» **What you will do**: Go through the lines below. Copy those with "matplotlib".

···

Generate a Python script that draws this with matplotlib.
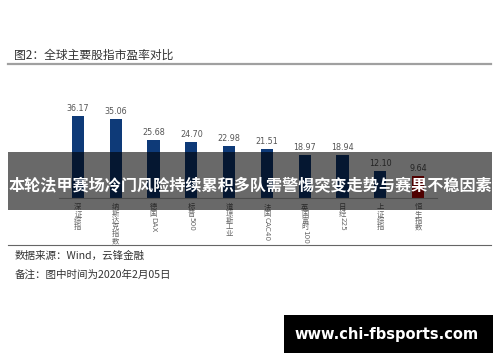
import matplotlib
matplotlib.use("Agg")
import matplotlib.pyplot as plt
from matplotlib.patches import Rectangle
from matplotlib.lines import Line2D

plt.rcParams['font.family'] = ['Noto Sans CJK SC', 'DejaVu Sans']

categories = ["深证综指", "纳斯达克指数", "德国DAX", "标普500", "道琼斯工业",
              "法国CAC40", "英国富时100", "日经225", "上证综指", "恒生指数"]
values = [36.17, 35.06, 25.68, 24.70, 22.98, 21.51, 18.97, 18.94, 12.10, 9.64]
bar_colors = ["#0E3A78"] * 9 + ["#C00000"]

title = "图2：全球主要股指市盈率对比"
source = "数据来源：Wind，云锋金融"
note = "备注：图中时间为2020年2月05日"
banner = "本轮法甲赛场冷门风险持续累积多队需警惕突变走势与赛果不稳因素"
watermark = "www.chi-fbsports.com"

W, H = 500, 362
fig = plt.figure(figsize=(W / 100, H / 100), dpi=100)
fig.patch.set_facecolor("white")

def fx(px):
    return px / W

def fy(py):
    return 1 - py / H

# main axes
ax_left, ax_right, ax_base, ax_top = 59, 437, 198, 96
ax = fig.add_axes([fx(ax_left), fy(ax_base), (ax_right - ax_left) / W, (ax_base - ax_top) / H])
ax.set_facecolor("none")
x = list(range(len(categories)))
ax.bar(x, values, width=0.32, color=bar_colors, zorder=2)
ax.set_xlim(-0.5, len(categories) - 0.5)
ax.set_ylim(0, 45)
for s in ["top", "right", "left"]:
    ax.spines[s].set_visible(False)
ax.spines["bottom"].set_color("#bbbbbb")
ax.spines["bottom"].set_linewidth(0.8)
ax.set_xticks([])
ax.set_yticks([])

for i, v in enumerate(values):
    ax.annotate(f"{v:.2f}", xy=(i, v), xytext=(0, 3), textcoords="offset pixels",
                ha="center", va="bottom", fontsize=5.8, color="#555555",
                family=["DejaVu Sans"], annotation_clip=False)

def is_cjk(ch):
    return ord(ch) > 0x2E80

step = 6.8
for i, lab in enumerate(categories):
    cur = 5
    runs = []
    buf = ""
    for ch in lab:
        if is_cjk(ch):
            if buf:
                runs.append(buf)
                buf = ""
            runs.append(ch)
        else:
            buf += ch
    if buf:
        runs.append(buf)
    for r in runs:
        if is_cjk(r[0]):
            ax.annotate(r, xy=(i, 0), xytext=(0, -cur), textcoords="offset pixels",
                        ha="center", va="top", fontsize=5.3, color="#666666",
                        annotation_clip=False)
            cur += step
        else:
            ax.annotate(r, xy=(i, 0), xytext=(0, -cur), textcoords="offset pixels",
                        ha="center", va="top", fontsize=5.2, color="#666666",
                        rotation=-90, family=["DejaVu Sans"], annotation_clip=False)
            cur += len(r) * 4.1 + 1

# title and rules
fig.text(fx(14), fy(55), title, fontsize=8.5, color="#333333", ha="left", va="center")
fig.add_artist(Line2D([fx(8), fx(491)], [fy(64), fy(64)], color="#a0a0a0", lw=1.6))
fig.add_artist(Line2D([fx(8), fx(491)], [fy(245), fy(245)], color="#666666", lw=0.8))
fig.text(fx(15), fy(256), source, fontsize=7.6, color="#333333", ha="left", va="center")
fig.text(fx(15), fy(275), note, fontsize=7.6, color="#333333", ha="left", va="center")

# overlay banner
band = Rectangle((fx(8), fy(210)), fx(484), (210 - 152) / H, transform=fig.transFigure,
                 facecolor="black", alpha=0.59, edgecolor="none", zorder=5)
fig.add_artist(band)
fig.text(fx(250), fy(185), banner, fontsize=11.6, color="white", fontweight="bold",
         ha="center", va="center", zorder=6)

# watermark
wm = Rectangle((fx(284), fy(353)), fx(209), (353 - 315) / H, transform=fig.transFigure,
               facecolor="black", edgecolor="none", zorder=5)
fig.add_artist(wm)
fig.text(fx(387), fy(334), watermark, fontsize=10.5, color="white", fontweight="bold",
         ha="center", va="center", family=["DejaVu Sans"], zorder=6)

fig.savefig("out.png", dpi=100)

···

» **Task solution**:
Generate a Python script that draws this with matplotlib.
import matplotlib
matplotlib.use("Agg")
import matplotlib.pyplot as plt
from matplotlib.patches import Rectangle
from matplotlib.lines import Line2D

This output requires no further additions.